One of the most prominent divisions in human security discourse has been between the West and East Asia (Acharya 2001; Fukushima 2008). This project will accordingly focus on comparing and contrasting human security discourses in the EU and East Asia. The EU, its member states, and East Asian countries such as Japan and China, while speaking on human security, have referred to different notions of human security that have different connotations and are lead in different practical directions. In the case of the EU, scholars such as Ian Manners (2002, 2006, 2012) Thomas Diez (2005), Michelle Pace (2007) or Henrik Larsen (2014) adopt the concept of ‘normative power’ to grasp the EU’s identity, role and practice in world politics. The EU and its member states have agreed a series of norms, principles and shared beliefs that are legally binding commitments such as democracy, rule of law, social justice and respect for human rights. The principle of human rights is closely linked to the policy of human security. EU member states, when dealing with development aid in the developing states, stipulate conditionality clauses that bind the recipients to practice to ethical human rights. This focus of human rights is also embedded in EU member states’ understanding of the conflict prevention, conflict resolution and reconstruction, resulting in more intrusive armed responses aimed at state-building, humanitarian intervention, and peace enforcement. In contrast to the EU, China and Japan frame the concept of human security differently in accordance with their respective self-identities. China’s self-identity as a developing state emerging from a ‘century of humiliation’, and Japan’s self-identity as an anti-militarist state have resulted in the both Chinese and Japanese officials as well as scholars framing the concept of human security in terms of ‘freedom from want’ to various degrees.[1] This focus of non-intervention and development has become embedded in both China and Japan’s understanding of a number of concepts that closely relate to human security and also their practice, which include UN peacekeeping operations (PKOs) on the one hand, and official development assistance (ODA) programs on the other.

Three agendas have been prioritised so far in the framework of human security despite its original radical promise, namely: peacebuilding, pariah weapons, and development. In investigating the operationalisation of contrasting conceptions of human security, this project will focus mainly on situations of violent conflict, incorporating a manageable range of different issues across the aforementioned agendas.

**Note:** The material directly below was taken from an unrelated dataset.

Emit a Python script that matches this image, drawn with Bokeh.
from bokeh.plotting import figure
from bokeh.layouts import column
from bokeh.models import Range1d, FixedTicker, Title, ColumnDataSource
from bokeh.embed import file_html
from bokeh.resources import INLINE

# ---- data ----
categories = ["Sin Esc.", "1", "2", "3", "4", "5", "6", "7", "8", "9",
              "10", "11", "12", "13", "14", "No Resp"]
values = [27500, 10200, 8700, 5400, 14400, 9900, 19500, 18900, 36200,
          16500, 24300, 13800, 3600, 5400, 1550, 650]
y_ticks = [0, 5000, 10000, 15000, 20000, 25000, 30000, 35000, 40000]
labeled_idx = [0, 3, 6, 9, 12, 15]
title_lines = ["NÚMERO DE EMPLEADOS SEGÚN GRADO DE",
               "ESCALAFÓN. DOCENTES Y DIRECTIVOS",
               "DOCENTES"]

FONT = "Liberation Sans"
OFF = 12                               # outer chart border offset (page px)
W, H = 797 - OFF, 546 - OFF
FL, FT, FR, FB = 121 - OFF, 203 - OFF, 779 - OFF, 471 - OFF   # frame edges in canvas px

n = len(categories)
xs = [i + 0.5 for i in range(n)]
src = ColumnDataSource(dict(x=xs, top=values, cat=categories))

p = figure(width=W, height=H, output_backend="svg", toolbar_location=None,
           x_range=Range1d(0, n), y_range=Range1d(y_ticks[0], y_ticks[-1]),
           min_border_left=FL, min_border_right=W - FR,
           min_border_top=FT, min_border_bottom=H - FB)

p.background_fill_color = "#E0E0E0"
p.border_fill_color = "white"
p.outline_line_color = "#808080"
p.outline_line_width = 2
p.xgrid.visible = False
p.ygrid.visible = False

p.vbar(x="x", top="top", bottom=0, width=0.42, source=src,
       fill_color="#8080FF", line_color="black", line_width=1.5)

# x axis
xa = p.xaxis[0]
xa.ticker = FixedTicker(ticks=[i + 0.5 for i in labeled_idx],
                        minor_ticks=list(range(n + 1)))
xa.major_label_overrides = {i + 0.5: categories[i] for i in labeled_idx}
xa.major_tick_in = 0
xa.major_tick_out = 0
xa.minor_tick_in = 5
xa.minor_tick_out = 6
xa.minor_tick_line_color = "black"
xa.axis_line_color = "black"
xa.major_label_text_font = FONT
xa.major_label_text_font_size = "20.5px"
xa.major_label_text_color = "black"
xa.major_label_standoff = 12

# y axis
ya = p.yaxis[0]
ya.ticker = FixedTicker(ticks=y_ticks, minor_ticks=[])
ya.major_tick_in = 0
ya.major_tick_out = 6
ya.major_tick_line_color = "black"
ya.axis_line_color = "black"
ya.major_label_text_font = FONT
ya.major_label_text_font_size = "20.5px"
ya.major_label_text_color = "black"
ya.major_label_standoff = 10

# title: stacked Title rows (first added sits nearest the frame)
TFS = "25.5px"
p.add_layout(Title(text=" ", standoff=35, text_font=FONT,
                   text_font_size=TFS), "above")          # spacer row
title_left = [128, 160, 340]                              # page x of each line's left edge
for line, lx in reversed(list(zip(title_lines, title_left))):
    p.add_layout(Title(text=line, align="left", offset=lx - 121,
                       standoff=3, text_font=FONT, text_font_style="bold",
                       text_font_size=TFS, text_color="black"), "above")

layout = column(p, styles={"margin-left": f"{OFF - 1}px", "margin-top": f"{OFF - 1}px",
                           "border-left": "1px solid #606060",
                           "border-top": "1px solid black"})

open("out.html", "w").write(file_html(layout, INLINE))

On the empirical level, this project will employ both qualitative and quantitative methods approach to explore the dimensions of relationship between identities and ideas of human security, and between policy-making and policy-outcome of humanitarian intervention and peace enforcement by EU, its member states, and the major Asian human security actors. This will be done through single-case and comparative analysis. In the qualitative analysis process-tracing will be used to reveal the differences in human security policy informed by specific self-identities. In addition this project comprises quantitative analysis to investigate the outcomes of those human security policies. Through building a large data set, this analysis will assess whether human security policies are carried out in different ways by the EU, Japan, and China and the relationship between the rise of distinctive effects on societies in post-conflict reconstructions and reconciliations in term of concepts of ‘freedom from want’, ‘freedom from fear’ and normative power. The relationship between foreign aid policies by China, Japan, EU, and its member states and whether they produce different outcomes concerning social stability, e.g. increase or decrease in frequency of social riots or civil war, will also be assessed. Triangulating our findings in these was will offer us to be more confident of our arguments and enables us to offer a more valid assessment whether a causal link can be made.

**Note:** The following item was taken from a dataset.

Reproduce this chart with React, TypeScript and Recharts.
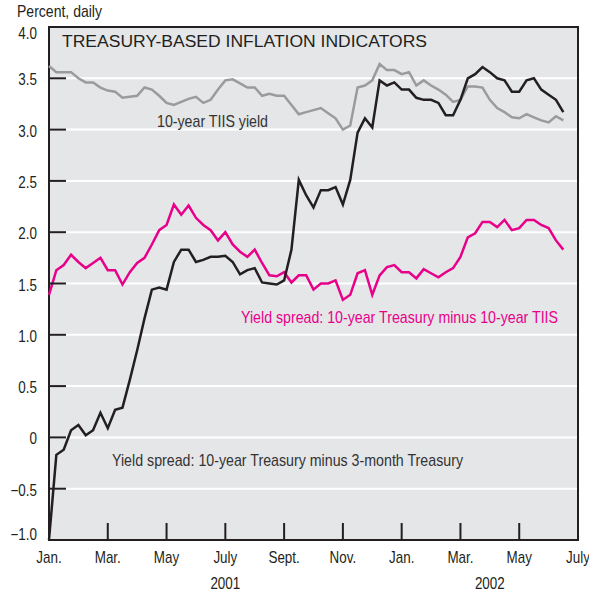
import React from 'react';
import { LineChart, Line, XAxis, YAxis, CartesianGrid, ReferenceArea } from 'recharts';

// months since Jan. 2001, sampled weekly-ish
const months = Array.from({ length: 71 }, (_, i) => i * 0.25);

const tiisYield = [
  3.62, 3.56, 3.56, 3.56, 3.5, 3.46, 3.46, 3.41, 3.38, 3.37,
  3.31, 3.32, 3.33, 3.41, 3.39, 3.33, 3.26, 3.24, 3.27, 3.3,
  3.32, 3.26, 3.29, 3.39, 3.48, 3.49, 3.45, 3.41, 3.41, 3.33,
  3.35, 3.33, 3.33, 3.24, 3.15, 3.17, 3.19, 3.21, 3.16, 3.11,
  3.0, 3.04, 3.41, 3.43, 3.48, 3.64, 3.58, 3.58, 3.54, 3.56,
  3.43, 3.48, 3.43, 3.39, 3.34, 3.27, 3.29, 3.42, 3.42, 3.41,
  3.29, 3.21, 3.17, 3.12, 3.11, 3.15, 3.12, 3.09, 3.07, 3.13,
  3.09,
];

const spreadTiis = [
  1.39, 1.63, 1.68, 1.78, 1.71, 1.65, 1.7, 1.75, 1.63, 1.63,
  1.49, 1.61, 1.7, 1.75, 1.88, 2.02, 2.07, 2.27, 2.17, 2.26,
  2.14, 2.07, 2.02, 1.92, 2.0, 1.88, 1.81, 1.76, 1.83, 1.7,
  1.58, 1.57, 1.61, 1.51, 1.58, 1.58, 1.44, 1.5, 1.5, 1.53,
  1.34, 1.39, 1.6, 1.63, 1.39, 1.58, 1.66, 1.68, 1.61, 1.61,
  1.55, 1.64, 1.6, 1.56, 1.61, 1.65, 1.76, 1.95, 1.99, 2.1,
  2.1, 2.05, 2.12, 2.02, 2.04, 2.12, 2.12, 2.07, 2.04, 1.92,
  1.83,
];

const spread3m = [
  -1.0, -0.17, -0.12, 0.07, 0.12, 0.02, 0.07, 0.24, 0.09, 0.27,
  0.29, 0.56, 0.85, 1.16, 1.44, 1.46, 1.44, 1.71, 1.83, 1.83,
  1.71, 1.73, 1.76, 1.76, 1.77, 1.71, 1.59, 1.63, 1.65, 1.51,
  1.5, 1.49, 1.53, 1.83, 2.51, 2.36, 2.24, 2.41, 2.41, 2.44,
  2.27, 2.51, 2.97, 3.11, 3.02, 3.48, 3.43, 3.46, 3.39, 3.39,
  3.31, 3.29, 3.29, 3.26, 3.14, 3.14, 3.29, 3.5, 3.54, 3.61,
  3.56, 3.5, 3.48, 3.37, 3.37, 3.48, 3.5, 3.39, 3.34, 3.29,
  3.17,
];

const monthTicks = [0, 2, 4, 6, 8, 10, 12, 14, 16, 18];
const monthLabels = ['Jan.', 'Mar.', 'May', 'July', 'Sept.', 'Nov.', 'Jan.', 'Mar.', 'May', 'July'];
const yearTicks = [6, 15];
const yearLabels = ['2001', '2002'];
const valueTicks = [4, 3.5, 3, 2.5, 2, 1.5, 1, 0.5, 0, -0.5, -1];
const valueLabels = ['4.0', '3.5', '3.0', '2.5', '2.0', '1.5', '1.0', '0.5', '0', '\u22120.5', '\u22121.0'];

const rows = months.map((m, i) => ({
  m,
  tiis: tiisYield[i],
  spreadTiis: spreadTiis[i],
  spread3m: spread3m[i],
}));

const FONT = "'Liberation Sans', Arial, sans-serif";
const INK = '#231f20';
const PINK = '#e8008a';
const SQUEEZE = 0.84;

// narrow text: regular sans squeezed horizontally, like a condensed face
const Narrow = ({ x, y, anchor, children }: any) => (
  <g transform={`translate(${x},${y}) scale(${SQUEEZE},1)`}>
    <text x={0} y={0} textAnchor={anchor} fontSize={16} fill={INK} fontFamily={FONT}>
      {children}
    </text>
  </g>
);

const XTick = (props: any) => {
  const { x, y, payload } = props;
  const i = monthTicks.indexOf(payload.value);
  const edge = payload.value === 0 || payload.value === 18;
  return (
    <g>
      {!edge && <line x1={x} x2={x} y1={y} y2={y - 17} stroke={INK} strokeWidth={2} />}
      <Narrow x={x} y={y + 23} anchor="middle">{monthLabels[i]}</Narrow>
    </g>
  );
};

const YearTick = (props: any) => {
  const { x, y, payload } = props;
  const i = yearTicks.indexOf(payload.value);
  return <Narrow x={x} y={y + 48} anchor="middle">{yearLabels[i]}</Narrow>;
};

const YTick = (props: any) => {
  const { x, y, payload } = props;
  const i = valueTicks.indexOf(payload.value);
  let dy = 7;
  if (payload.value === 4) dy = 12;
  if (payload.value === -1) dy = 0;
  return (
    <g>
      <line x1={x} x2={x + 17} y1={y} y2={y} stroke={INK} strokeWidth={2} />
      <Narrow x={x - 12} y={y + dy} anchor="end">{valueLabels[i]}</Narrow>
    </g>
  );
};

// free-standing labels, squeezed and fitted to the width they have in the original
const Note = ({ x, y, w, size = 16, color = INK, children }: any) => (
  <g transform={`translate(${x},${y}) scale(${SQUEEZE},1)`}>
    <text x={0} y={0} fontSize={size} fill={color} fontFamily={FONT} textLength={w / SQUEEZE} lengthAdjust="spacingAndGlyphs">
      {children}
    </text>
  </g>
);

export default function App() {
  return (
    <div style={{ position: 'absolute', left: 0, top: 0, width: 589, height: 596, background: '#fff' }}>
      <LineChart width={589} height={596} data={rows} margin={{ top: 27, right: 11, bottom: 54, left: 48 }}>
        <CartesianGrid vertical={false} stroke="#ffffff" strokeWidth={2} fill="#e5e6e8" fillOpacity={1} />
        <XAxis
          dataKey="m"
          type="number"
          domain={[0, 18]}
          ticks={monthTicks}
          interval={0}
          height={1}
          tickSize={0}
          tickMargin={0}
          axisLine={false}
          tickLine={false}
          tick={<XTick />}
        />
        <XAxis
          xAxisId="year"
          dataKey="m"
          type="number"
          domain={[0, 18]}
          ticks={yearTicks}
          interval={0}
          height={1}
          tickSize={0}
          tickMargin={0}
          axisLine={false}
          tickLine={false}
          tick={<YearTick />}
        />
        <YAxis
          type="number"
          domain={[-1, 4]}
          ticks={valueTicks}
          interval={0}
          width={1}
          tickSize={0}
          tickMargin={0}
          axisLine={false}
          tickLine={false}
          tick={<YTick />}
        />
        <Line dataKey="tiis" stroke="#9b9b9b" strokeWidth={2.5} dot={false} isAnimationActive={false} type="linear" />
        <Line dataKey="spreadTiis" stroke={PINK} strokeWidth={2.5} dot={false} isAnimationActive={false} type="linear" />
        <Line dataKey="spread3m" stroke={INK} strokeWidth={2.5} dot={false} isAnimationActive={false} type="linear" />
        <ReferenceArea x1={0} x2={18} y1={-1} y2={4} fill="none" stroke={INK} strokeWidth={2} />
      </LineChart>
      <svg width={589} height={596} style={{ position: 'absolute', left: 0, top: 0, pointerEvents: 'none' }}>
        <Note x={17} y={17} w={85}>Percent, daily</Note>
        <Note x={62} y={47} w={365} size={17}>TREASURY-BASED INFLATION INDICATORS</Note>
        <Note x={157} y={127} w={111} color="#333">10-year TIIS yield</Note>
        <Note x={241} y={323} w={317} color={PINK}>Yield spread: 10-year Treasury minus 10-year TIIS</Note>
        <Note x={112} y={466} w={351} color="#333">Yield spread: 10-year Treasury minus 3-month Treasury</Note>
      </svg>
    </div>
  );
}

In short, this project upholds the belief that human security still provides an avenue for the emancipatory approach to international relations. Human security offers the possibility for critical IR to engage with policymaking and seek ways to pursue an emancipatory agenda that could have a real impact on people’s lives today. Nevertheless, if human security framework would live up its promises to empower the individuals in developing, weak or unstable countries, a critical, pluralist or hybrid security agenda ought to be sincerely adopted. A critical engagement with human security can also highlight how and why a state’s human security policy has changed overtime, whether for emancipatory ends or otherwise.

 

The project is located in the research areas Politics and International Relations, International Development, Peace and Conflict Studies, as well as Area Studies. By comparing and contrasting the implementation of competing human security agendas, the research team aims to provide a deeper account of governance in human security issues in Europe and East Asia. Through disseminating the research findings the project will:

  • offer new insights into the studies of human security that will benefit academia, practitioners, the business community, media, and the general public;
  • foster academic and policy debate on the relationships between human security, identity, governance, conflict and development, and around the way in which public, private and civil society actors in Europe, Asia and elsewhere might develop their own thinking on human security and insecurity;
  • facilitate decision-making processes concerning the implementation of the human security agenda for conflict prevention, management, resolution, and peacekeeping among academic and practitioner circles in Europe and Asia;
  • provide scholars, practitioners, the business community, media, and the general public with a more complete and nuanced understanding of human security governance;
  • strengthen existing academic ties between The Netherlands and Taiwan.A workshop will be held at National Taiwan University in Taipei on January 21st-22nd 2016 (dates are subject to change) to publically disseminate the initial research findings from this project. After the workshop in Taipei, the research team will organise a research workshop to be held in conjunction with the 2016 International Studies Association (ISA) Annual Convention (this year held in Atlanta, Georgia, March 16th-19th 2016), expanding the comparative element of the project to Brazil, South Africa, Turkey and India. The papers written by the research team will be published as one edited volume and one special issue of an international journal. The submission deadline for the final manuscript is anticipated to be July 2016. Potential publication outlets include Routledge (‘Interventions’ or ‘New Security Studies’ series), and a special journal issue such as International Studies Quarterly or Review of International Studies. NWO and MOST will be acknowledged as the primary funding body of this research in the final publication. We would use the ISA to set up meeting with potential publishers to discuss our publication plan.
[1] Nonetheless, Japan’s human security policy has more and more evolved and sought to address freedom from fear concerns by providing development aid for humanitarian assistance and reconstruction projects in post-conflict states.